8.13.2009

Doris Day Parking

When we rolled up to our home for the next two nights we scored parking across the street but right by the building. This brings me massive joy to know El Frida is close.

The existence out here is a very complex mix of pleasures (parking, Whole Foods,great people etc) and big challenges. All of my challenges deal with who I am being at any given moment. Always an ego check in there for sure.

I heard someone say that cocky self assured people are the ones who attain success more readily because they basically turn a blind eye and keep their other eye on the prize... if I deconstruct my little successes that kind of tunnel vision is what propelled me. Hopefully I was semi-nice along the way.

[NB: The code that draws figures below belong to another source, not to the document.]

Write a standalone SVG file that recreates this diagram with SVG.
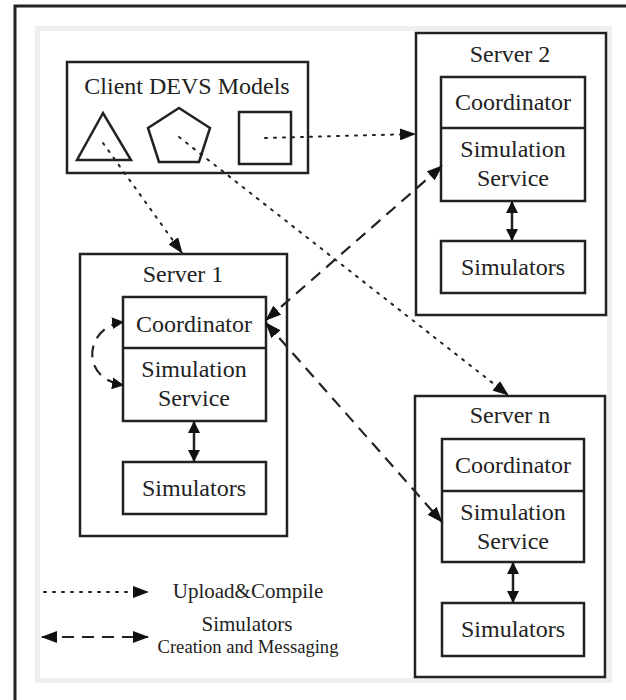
<svg xmlns="http://www.w3.org/2000/svg" width="626" height="700" viewBox="0 0 626 700">
<style>
text{font-family:"Liberation Serif","Times New Roman",serif;fill:#222;text-anchor:middle}
.box{fill:#fff;stroke:#222;stroke-width:2.5}
.shape{fill:none;stroke:#222;stroke-width:2.5}
.dot{fill:none;stroke:#222;stroke-width:2;stroke-dasharray:2 7;stroke-linecap:round}
.dash{fill:none;stroke:#222;stroke-width:2.2;stroke-dasharray:12 8}
.solid{fill:none;stroke:#222;stroke-width:2.5}
.t24{font-size:24px}
</style>
<defs>
<marker id="ah" markerUnits="userSpaceOnUse" markerWidth="16" markerHeight="12" refX="15" refY="6" orient="auto-start-reverse" viewBox="0 0 16 12">
<path d="M0,0 L16,6 L0,12 z" fill="#111"/>
</marker>
<marker id="sh" markerUnits="userSpaceOnUse" markerWidth="12" markerHeight="12" refX="11" refY="6" orient="auto-start-reverse" viewBox="0 0 12 12">
<path d="M0,0 L12,6 L0,12 z" fill="#111"/>
</marker>
</defs>
<rect x="0" y="0" width="626" height="700" fill="#fff"/>
<rect x="15" y="6" width="700" height="800" fill="none" stroke="#222" stroke-width="3"/>
<rect x="35" y="26" width="577" height="657" fill="#efefef"/>
<rect x="40" y="31" width="567" height="647" fill="#fff"/>

<g id="client">
<rect class="box" x="67" y="62" width="241" height="111"/>
<text class="t24" x="187" y="94">Client DEVS Models</text>
<polygon class="shape" points="103,113 77,160 131,160"/>
<polygon class="shape" points="179,108 210,128 199,162 159,162 148,128"/>
<rect class="shape" x="239" y="112" width="52" height="52"/>
</g>

<g id="server1">
<rect class="box" x="80" y="254" width="207" height="282"/>
<text class="t24" x="183" y="282">Server 1</text>
<rect class="box" x="123" y="297" width="143" height="124"/>
<line class="solid" x1="123" y1="348" x2="266" y2="348"/>
<text class="t24" x="194" y="332">Coordinator</text>
<text class="t24" x="194" y="377">Simulation</text>
<text class="t24" x="194" y="406">Service</text>
<rect class="box" x="123" y="462" width="143" height="52"/>
<text class="t24" x="194" y="496">Simulators</text>
</g>

<g id="server2">
<rect class="box" x="416" y="33" width="190" height="282"/>
<text class="t24" x="510" y="62">Server 2</text>
<rect class="box" x="441" y="77" width="144" height="124"/>
<line class="solid" x1="441" y1="128" x2="585" y2="128"/>
<text class="t24" x="513" y="110">Coordinator</text>
<text class="t24" x="513" y="157">Simulation</text>
<text class="t24" x="513" y="186">Service</text>
<rect class="box" x="441" y="241" width="144" height="52"/>
<text class="t24" x="513" y="275">Simulators</text>
</g>

<g id="servern">
<rect class="box" x="415" y="396" width="190" height="281"/>
<text class="t24" x="510" y="423">Server n</text>
<rect class="box" x="442" y="439" width="142" height="123"/>
<line class="solid" x1="442" y1="491" x2="584" y2="491"/>
<text class="t24" x="513" y="473">Coordinator</text>
<text class="t24" x="513" y="520">Simulation</text>
<text class="t24" x="513" y="549">Service</text>
<rect class="box" x="442" y="603" width="142" height="53"/>
<text class="t24" x="513" y="637">Simulators</text>
</g>

<g id="connectors">
<line class="dot" x1="103" y1="143" x2="182" y2="253" marker-end="url(#ah)"/>
<line class="dot" x1="179" y1="137" x2="508" y2="395" marker-end="url(#ah)"/>
<line class="dot" x1="265" y1="138" x2="415" y2="134" marker-end="url(#ah)"/>
<line class="dash" x1="266" y1="320" x2="442" y2="166" marker-start="url(#ah)" marker-end="url(#ah)"/>
<line class="dash" x1="266" y1="323" x2="442" y2="522" marker-start="url(#ah)" marker-end="url(#ah)"/>
<path class="dash" d="M123,322 C86,326 78,378 123,385" marker-start="url(#sh)" marker-end="url(#sh)"/>
<line class="solid" x1="194" y1="422" x2="194" y2="461" marker-start="url(#sh)" marker-end="url(#sh)"/>
<line class="solid" x1="512" y1="202" x2="512" y2="240" marker-start="url(#sh)" marker-end="url(#sh)"/>
<line class="solid" x1="513" y1="563" x2="513" y2="602" marker-start="url(#sh)" marker-end="url(#sh)"/>
</g>

<g id="legend">
<line class="dot" x1="44" y1="592" x2="148" y2="592" marker-end="url(#ah)"/>
<text x="248" y="598" style="font-size:21px">Upload&amp;Compile</text>
<line class="dash" x1="42" y1="637" x2="148" y2="637" marker-start="url(#ah)" marker-end="url(#ah)"/>
<text x="247" y="631" style="font-size:21px">Simulators</text>
<text x="248" y="653" style="font-size:18px" textLength="181" lengthAdjust="spacingAndGlyphs">Creation and Messaging</text>
</g>
</svg>
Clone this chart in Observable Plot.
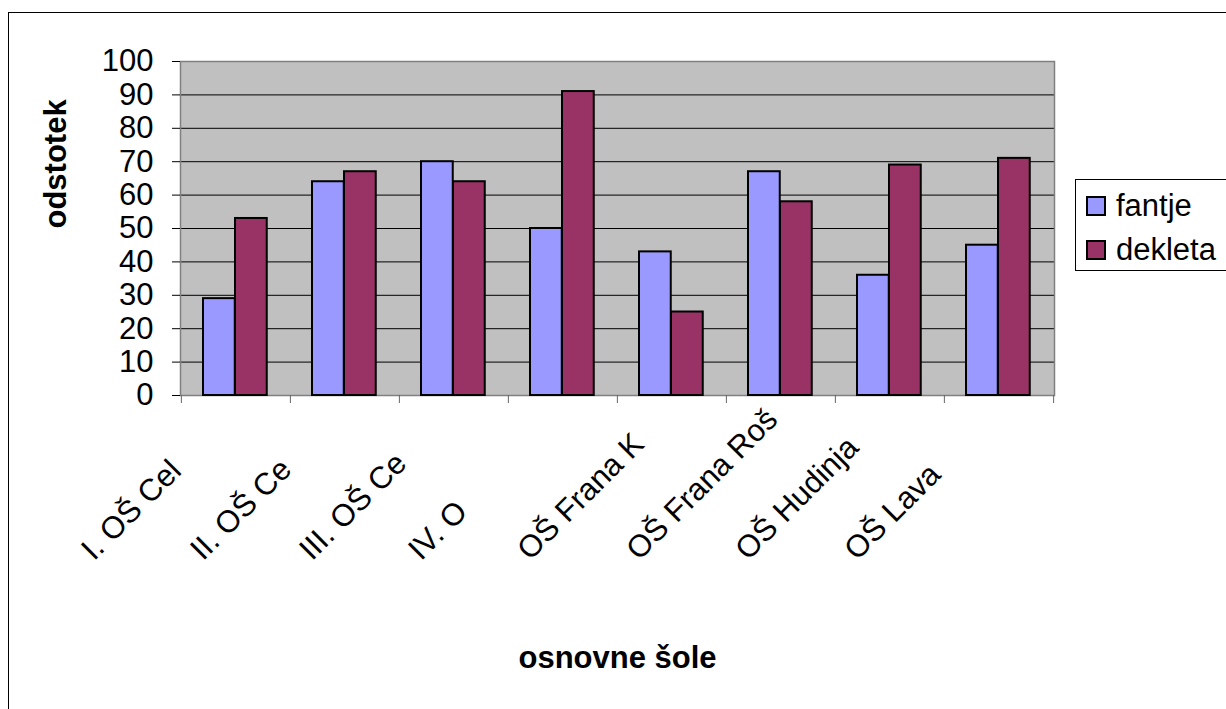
<!DOCTYPE html>
<html>
<head>
<meta charset="utf-8">
<script src="https://cdn.jsdelivr.net/npm/d3@7"></script>
<script src="https://cdn.jsdelivr.net/npm/@observablehq/plot@0.6"></script>
<style>
  body { margin: 0; background: #fff; font-family: "Liberation Sans", Arial, sans-serif; }
  #wrap { position: relative; width: 1226px; height: 709px; overflow: hidden; background: #fff; }
  #border { position: absolute; left: 8px; top: 12px; width: 1400px; height: 900px; border-left: 1px solid #000; border-top: 1px solid #000; }
  #chart { position: absolute; left: 0; top: 0; }
  #legend { position: absolute; left: 1075px; top: 179px; width: 170px; height: 92px; border: 1px solid #000; box-sizing: border-box; background: #fff; }
  .item { position: absolute; left: 10px; height: 40px; display: flex; align-items: center; font-size: 31px; color: #000; }
  .sw { width: 16px; height: 16px; border: 2px solid #000; margin-right: 10px; }
</style>
</head>
<body>
<div id="wrap">
  <div id="border"></div>
  <div id="chart"></div>
  <div id="legend"></div>
</div>
<script>
// ---- data ----
const categories = ["I. OŠ Cel", "II. OŠ Ce", "III. OŠ Ce", "IV. O", "OŠ Frana K", "OŠ Frana Roš", "OŠ Hudinja", "OŠ Lava"];
const seriesNames = ["fantje", "dekleta"];
const fantje  = [29, 64, 70, 50, 43, 67, 36, 45];
const dekleta = [53, 67, 64, 91, 25, 58, 69, 71];
const yTicks = [0, 10, 20, 30, 40, 50, 60, 70, 80, 90, 100];
const xTitle = "osnovne šole";
const yTitle = "odstotek";
const colors = ["#9999FF", "#993366"];

// ---- layout ----
const W = 1226, H = 709;
const mL = 180, mR = 172, mT = 61, mB = 314;
const bw = (W - mL - mR) / categories.length;

const rows = categories.flatMap((c, i) => [
  {school: c, series: seriesNames[0], value: fantje[i]},
  {school: c, series: seriesNames[1], value: dekleta[i]}
]);

const chart = Plot.plot({
  width: W, height: H,
  marginLeft: mL, marginRight: mR, marginTop: mT, marginBottom: mB,
  style: {fontFamily: "'Liberation Sans', Arial, sans-serif", color: "#000", background: "transparent"},
  x: {domain: categories, padding: 0},
  y: {domain: [0, 100]},
  marks: [
    Plot.frame({fill: "#c0c0c0", stroke: "none"}),
    Plot.ruleY(yTicks.filter(t => t > 0 && t < 100), {stroke: "#000", strokeWidth: 1}),
    Plot.frame({stroke: "#808080", strokeWidth: 1.5}),
    Plot.barY(rows.filter(d => d.series === seriesNames[0]), {
      x: "school", y: "value", fill: colors[0], stroke: "#000", strokeWidth: 2,
      insetLeft: 22, insetRight: bw - 54
    }),
    Plot.barY(rows.filter(d => d.series === seriesNames[1]), {
      x: "school", y: "value", fill: colors[1], stroke: "#000", strokeWidth: 2,
      insetLeft: 54, insetRight: bw - 86
    }),
    Plot.axisY(yTicks, {tickSize: 8, tickPadding: 19, fontSize: 31, label: null}),
    Plot.axisX(categories, {tickSize: 8, tickFormat: () => "", label: null, dx: -bw / 2, stroke: "#666"}),
    Plot.axisX([categories[categories.length - 1]], {tickSize: 8, tickFormat: () => "", label: null, dx: bw / 2, stroke: "#666"}),
    Plot.text(categories, {
      x: d => d, text: d => d, frameAnchor: "bottom",
      rotate: -45, textAnchor: "start", lineAnchor: "bottom",
      fontSize: 31, dx: -142, dy: 166
    }),
    Plot.text([yTitle], {text: d => d, frameAnchor: "left", rotate: -90, dx: -124, fontSize: 31, fontWeight: "bold"}),
    Plot.text([xTitle], {text: d => d, frameAnchor: "bottom", dy: 272, fontSize: 31, fontWeight: "bold"})
  ]
});
document.getElementById("chart").appendChild(chart);

// legend
const legend = document.getElementById("legend");
seriesNames.forEach((name, i) => {
  const item = document.createElement("div");
  item.className = "item";
  item.style.top = (i === 0 ? 6 : 50) + "px";
  const sw = document.createElement("div");
  sw.className = "sw";
  sw.style.background = colors[i];
  const t = document.createElement("span");
  t.textContent = name;
  item.appendChild(sw);
  item.appendChild(t);
  legend.appendChild(item);
});
</script>
</body>
</html>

And definitely my successes are due to a gargantuan amount of luck. I shouldn't even be here with all the drinking and driving I did years ago... and I realize a whole bunch of my challenge and process is heavily influenced by the fact that if I live to see another day..meaning tomorrow August 14th... I will have 22 years clean and sober. I have been very emotional around this particular anniversary. I got sober at 22...

And to be brutally honest I am still so incredibly flawed but at least I know it now (slow learner) and I choose to be accountable for my shit (on damn near every level) I still have a fear of the IRS but that's prolly PTSD.

Today I am so grateful to be able to see Susan Werner perform at the Auditorium Theater...not working...purely a spectator. It's one of the most stunning venues...and Susan totally levels the place. Period.

And tomorrow...Canada. Wow.

Ok...I'm stalking Oprah and Gay-elle here at Fox and Obel...not trip to Chicago is complete without that.